Além disso, as condições de trabalho eram severas: jornadas longas, baixos salários (congelados artificialmente), ausência de direitos trabalhistas e forte repressão a greves ou manifestações. A Frente Alemã do Trabalho, que substituiu os sindicatos, não representava os interesses dos trabalhadores, mas sim os do regime.

Por fim, a aparente estabilidade econômica escondia profundas desigualdades. Mulheres, por exemplo, foram incentivadas a sair do mercado de trabalho para cumprirem o "papel tradicional" de esposas e mães arianas. Assim, o crescimento econômico estava longe de beneficiar toda a população, e sim apenas os que se encaixavam no ideal nazista de cidadão.
Lições de um sistema que escolheu o controle ao invés da liberdade
A análise da economia nazista revela como um sistema pode ser moldado para servir a fins autoritários e violentos. Sob a fachada de progresso e estabilidade, o regime escondeu um projeto que minava liberdades, explorava trabalhadores e preparava a sociedade para a guerra.

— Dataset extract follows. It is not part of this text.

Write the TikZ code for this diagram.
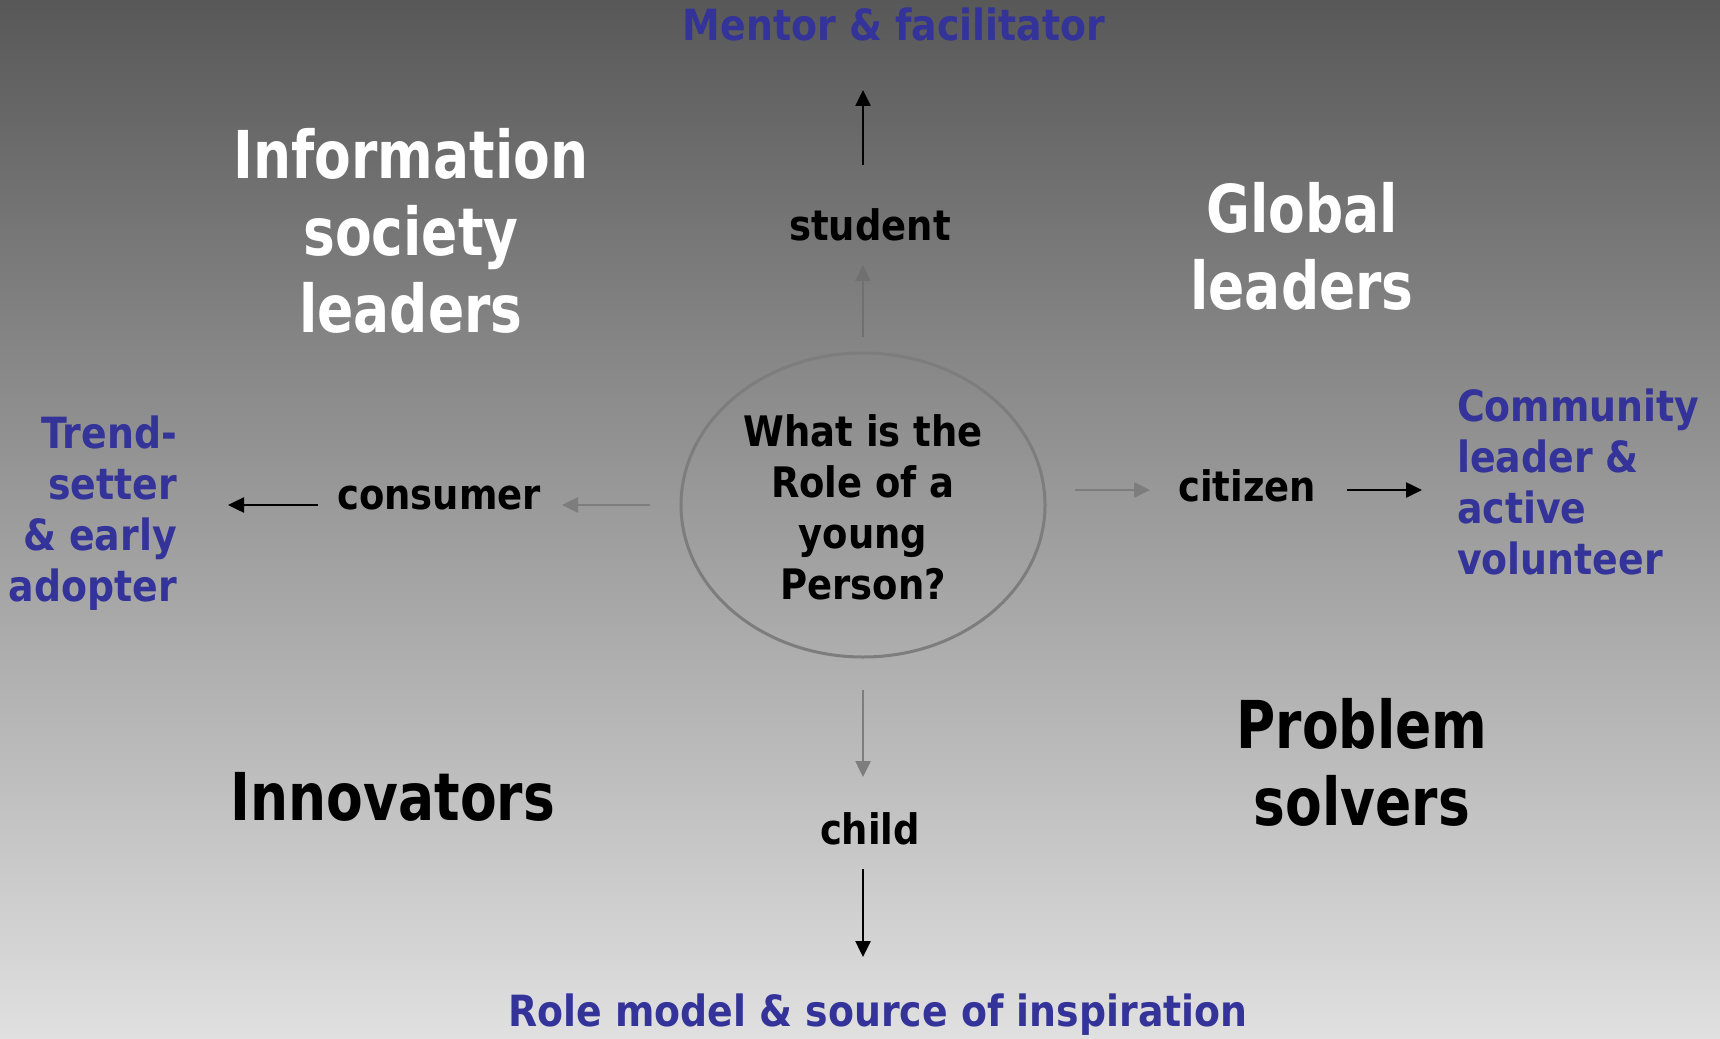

O Estado deixou de ser apenas um organizador da vida econômica e passou a ser o único maestro, controlando salários, empregos, preços, produção e até o que podia ou não ser consumido. Nesse processo, o indivíduo foi silenciado, e a economia virou ferramenta de dominação.
Compreender essa história é mais do que relembrar um passado sombrio. É reconhecer os sinais de alerta quando o poder começa a sufocar o debate, perseguir a diversidade e transformar a vida coletiva em obediência cega. A economia, afinal, deveria estar a serviço das pessoas e nunca o contrário.